Should You Pay Off Your Mortgage Before Retirement? Experts Weigh In
For many Americans approaching retirement, the dream of a mortgage-free life remains a powerful financial milestone. The idea of owning your home outright, free from monthly payments, seems like the ultimate way to reduce expenses and enjoy financial peace of mind.
But is rushing to pay off your mortgage before you retire always the smartest move?
This question doesn’t have a one-size-fits-all answer. Whether or not you should pay off your mortgage before retiring depends on a range of personal factors—from interest rates and investment returns to cash flow needs and emotional comfort.
We spoke with financial experts and analyzed the pros and cons to help you make the most informed decision for your golden years.
The Allure of a Paid-Off Home
There’s no denying the emotional and psychological appeal of retiring without a mortgage.
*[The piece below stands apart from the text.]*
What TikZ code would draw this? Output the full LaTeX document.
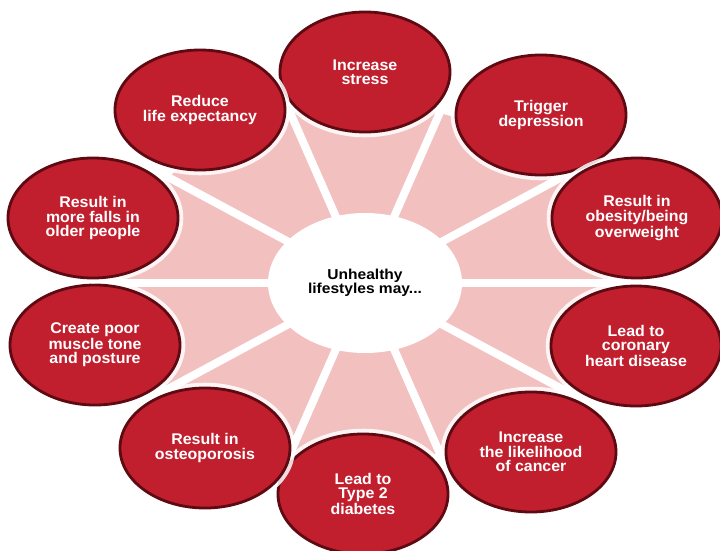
\documentclass[tikz,border=0pt]{standalone}
\usepackage{fontspec}
\setmainfont{Liberation Sans}
\newfontfamily\labelfont{Liberation Sans}[FakeStretch=1.03]
\newfontfamily\hubfont{Liberation Sans}[FakeStretch=1.08]
\usetikzlibrary{shapes.geometric}
\definecolor{ballred}{RGB}{193,31,46}
\definecolor{ballrim}{RGB}{95,10,18}
\definecolor{wedgepink}{RGB}{243,192,192}
\tikzset{
  ball/.style={ellipse, fill=ballred, draw=ballrim, line width=2.4pt,
    minimum width=5.1cm, minimum height=3.6cm, inner sep=0pt, align=center,
    text=white, font=\labelfont\bfseries\fontsize{13.2}{12.3}\selectfont,
    preaction={draw=white, line width=9pt, opacity=0.85}},
  hub/.style={ellipse, fill=white, minimum width=5.82cm, minimum height=4.2cm,
    inner sep=0pt, align=center, text=black,
    font=\hubfont\bfseries\fontsize{12.3}{11.8}\selectfont},
  spoke/.style={white, line width=6.8pt}
}
\begin{document}
\begin{tikzpicture}[x=0.03cm, y=-0.03cm]
\useasboundingbox (0,0) rectangle (720,550);
\fill[white] (0,0) rectangle (720,550);
\coordinate (c) at (365,283);
% pink backdrop behind the ring of outcomes
\fill[wedgepink] (c) ellipse [x radius=7.3cm, y radius=5.35cm];
% white separators between the wedges
\foreach \a in {0,36,...,324}{
  \path (c) ++(\a:300 and 222) coordinate (s\a);
  \draw[spoke] (c) -- (s\a);
}
\node[hub] (hub) at (c) {Unhealthy\\lifestyles may...};
% outcomes
\node[ball] (stress)   at (365,72)  {Increase\\stress};
\node[ball] (depress)  at (541,115) {Trigger\\depression};
\node[ball] (obesity)  at (637,218) {Result in\\obesity/being\\overweight};
\node[ball] (heart)    at (636,346) {Lead to\\coronary\\heart disease};
\node[ball] (cancer)   at (531,452) {Increase\\the likelihood\\of cancer};
\node[ball] (diabetes) at (363,494) {Lead to\\Type 2\\diabetes};
\node[ball] (osteo)    at (205,448) {Result in\\osteoporosis};
\node[ball] (muscle)   at (95,345)  {Create poor\\muscle tone\\and posture};
\node[ball] (falls)    at (93,218)  {Result in\\more falls in\\older people};
\node[ball] (life)     at (200,110) {Reduce\\life expectancy};
\end{tikzpicture}
\end{document}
According to a 2023 report from the Employee Benefit Research Institute, over 60% of retirees say owning their home outright provides a strong sense of financial security.
With the cost of living rising and healthcare expenses looming large in later life, the idea of eliminating one of your largest monthly bills is understandably attractive.
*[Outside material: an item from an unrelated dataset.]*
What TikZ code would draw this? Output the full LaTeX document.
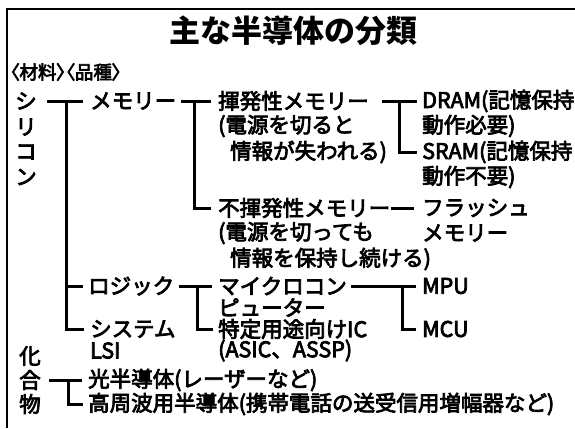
\documentclass[tikz,border=0pt]{standalone}
\usepackage{fontspec}
\setmainfont[FakeBold=3.5]{Noto Sans CJK JP}
\newfontfamily\hdrfont[RawFeature=+palt,FakeBold=3.5]{Noto Sans CJK JP}
\newfontfamily\titlefont{Noto Sans CJK JP}
\usetikzlibrary{calc}
\begin{document}
\begin{tikzpicture}[x=1pt,y=-1pt,
  txt/.style={anchor=west,inner sep=0pt,font=\fontsize{21.5}{22}\selectfont},
  vch/.style={anchor=center,inner sep=0pt,font=\fontsize{21.5}{22}\selectfont},
  conn/.style={line width=3pt,line cap=butt},
  frameline/.style={line width=2pt}]
\useasboundingbox (0,0) rectangle (575,428);
\fill[white] (0,0) rectangle (575,428);
% frame
\coordinate (fTL) at (7,9);
\coordinate (fTR) at (575,9);
\coordinate (fBL) at (7,428);
\draw[frameline] (fBL) -- (fTL) -- (fTR);
% title and headers
\node[inner sep=0pt,font=\titlefont\fontsize{31}{31}\selectfont\bfseries] (title) at (293,31) {主な半導体の分類};
\node[txt,font=\hdrfont\fontsize{18.5}{19}\selectfont] (hdr) at (10,72) {〈材料〉〈品種〉};
% material: silicon
\node[vch] (si1) at (26,101) {シ};
\node[vch] (si2) at (26,127) {リ};
\node[vch] (si3) at (26,152) {コ};
\node[vch] (si4) at (26,177) {ン};
% compound
\node[vch] (ka1) at (30,356) {化};
\node[vch] (ka2) at (30,380) {合};
\node[vch] (ka3) at (30,404) {物};
% kinds
\node[txt] (mem) at (90,101) {メモリー};
\node[txt] (logic) at (88,286) {ロジック};
\node[txt] (sys) at (90,329) {システム};
\node[txt] (lsi) at (90,350.5) {LSI};
\node[txt] (hik) at (88,380) {光半導体(レーザーなど)};
\node[txt] (kos) at (88,404) {高周波用半導体(携帯電話の送受信用増幅器など)};
% memory kinds
\node[txt] (kih) at (218,101) {揮発性メモリー};
\node[txt] (kih2) at (218,126) {(電源を切ると};
\node[txt] (kih3) at (230,152) {情報が失われる)};
\node[txt] (fkh) at (218,208) {不揮発性メモリー};
\node[txt] (fkh2) at (218,233) {(電源を切っても};
\node[txt] (fkh3) at (230,259) {情報を保持し続ける)};
\node[txt] (dram) at (422,101) {DRAM(記憶保持};
\node[txt] (dram2) at (422,126) {動作必要)};
\node[txt] (sram) at (422,152) {SRAM(記憶保持};
\node[txt] (sram2) at (422,177) {動作不要)};
\node[txt] (flash) at (422,208) {フラッシュ};
\node[txt] (flash2) at (422,233) {メモリー};
% logic kinds
\node[txt] (mc1) at (218,286) {マイクロコン};
\node[txt] (mc2) at (218,307.5) {ピューター};
\node[txt] (tok) at (218,329) {特定用途向けIC};
\node[txt] (asic) at (218,350.5) {(ASIC、ASSP)};
\node[txt] (mpu) at (422,286) {MPU};
\node[txt] (mcu) at (422,329) {MCU};
% connectors
% silicon
\draw[conn] ([xshift=10pt]si1.east) -- ([xshift=-7pt]mem.west);
\coordinate (J1) at (66,101);
\draw[conn] (J1) |- ([xshift=-6pt]sys.west);
\draw[conn] (J1 |- logic.west) -- ([xshift=-5pt]logic.west);
% memory
\draw[conn] ([xshift=5pt]mem.east) -- ([xshift=-7pt]kih.west);
\coordinate (J2) at (194,101);
\draw[conn] (J2) |- ([xshift=-7pt]fkh.west);
% volatile
\draw[conn] ([xshift=13pt]kih.east) -- ([xshift=-5pt]dram.west);
\coordinate (J3) at (399,101);
\draw[conn] (J3) |- ([xshift=-5pt]sram.west);
% non-volatile
\draw[conn] ([xshift=1pt]fkh.east) -- ([xshift=-8pt]flash.west);
% logic
\draw[conn] ([xshift=5pt]logic.east) -- ([xshift=-6pt]mc1.west);
\coordinate (J5) at (197,286);
\draw[conn] (J5) |- ([xshift=-5pt]tok.west);
% microcomputer
\draw[conn] ([xshift=4pt]mc1.east) -- ([xshift=-6pt]mpu.west);
\coordinate (J6) at (402,286);
\draw[conn] (J6) |- ([xshift=-6pt]mcu.west);
% compound
\draw[conn] ([xshift=8pt]ka2.east) -- ([xshift=-6pt]hik.west);
\coordinate (J7) at (68,380);
\draw[conn] (J7) |- ([xshift=-5pt]kos.west);
\end{tikzpicture}
\end{document}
“Being debt-free in retirement can reduce stress significantly,” says Patricia Collins, a certified financial planner in Denver. “It also gives retirees more flexibility, which is especially valuable if unexpected expenses arise.”
And there’s a clear mathematical incentive, too. By eliminating your mortgage, you reduce your required income, which could potentially lower your tax burden and make your retirement savings stretch further.
But before you drain your savings or sell off investments to pay off that balance, take a closer look at what you might be giving up.
The Case for Keeping the Mortgage
Although it seems counterintuitive, financial advisors often urge caution when it comes to paying off a mortgage before retirement—especially if it requires dipping into tax-advantaged accounts or selling appreciated investments.
Opportunity Cost Matters
If your mortgage has a low interest rate—say, 3% or 4%—it might make more sense to invest extra funds rather than pay down the loan. Historically, diversified investment portfolios have yielded returns in the range of 6%–8% annually.
In that context, your money might work harder for you in the market than it would sitting in home equity.
Liquidity is Key in Retirement
Retirees often face unexpected costs, such as medical bills or home repairs. Having a large portion of your net worth tied up in a house can limit your financial flexibility.
“Real estate is illiquid,” explains Angela Grover, a CPA specializing in retirement income planning. “If you need $20,000 fast, you can’t just pull it out of your home without taking on debt or selling the property. That’s why it’s often better to keep liquid savings and manageable mortgage payments.”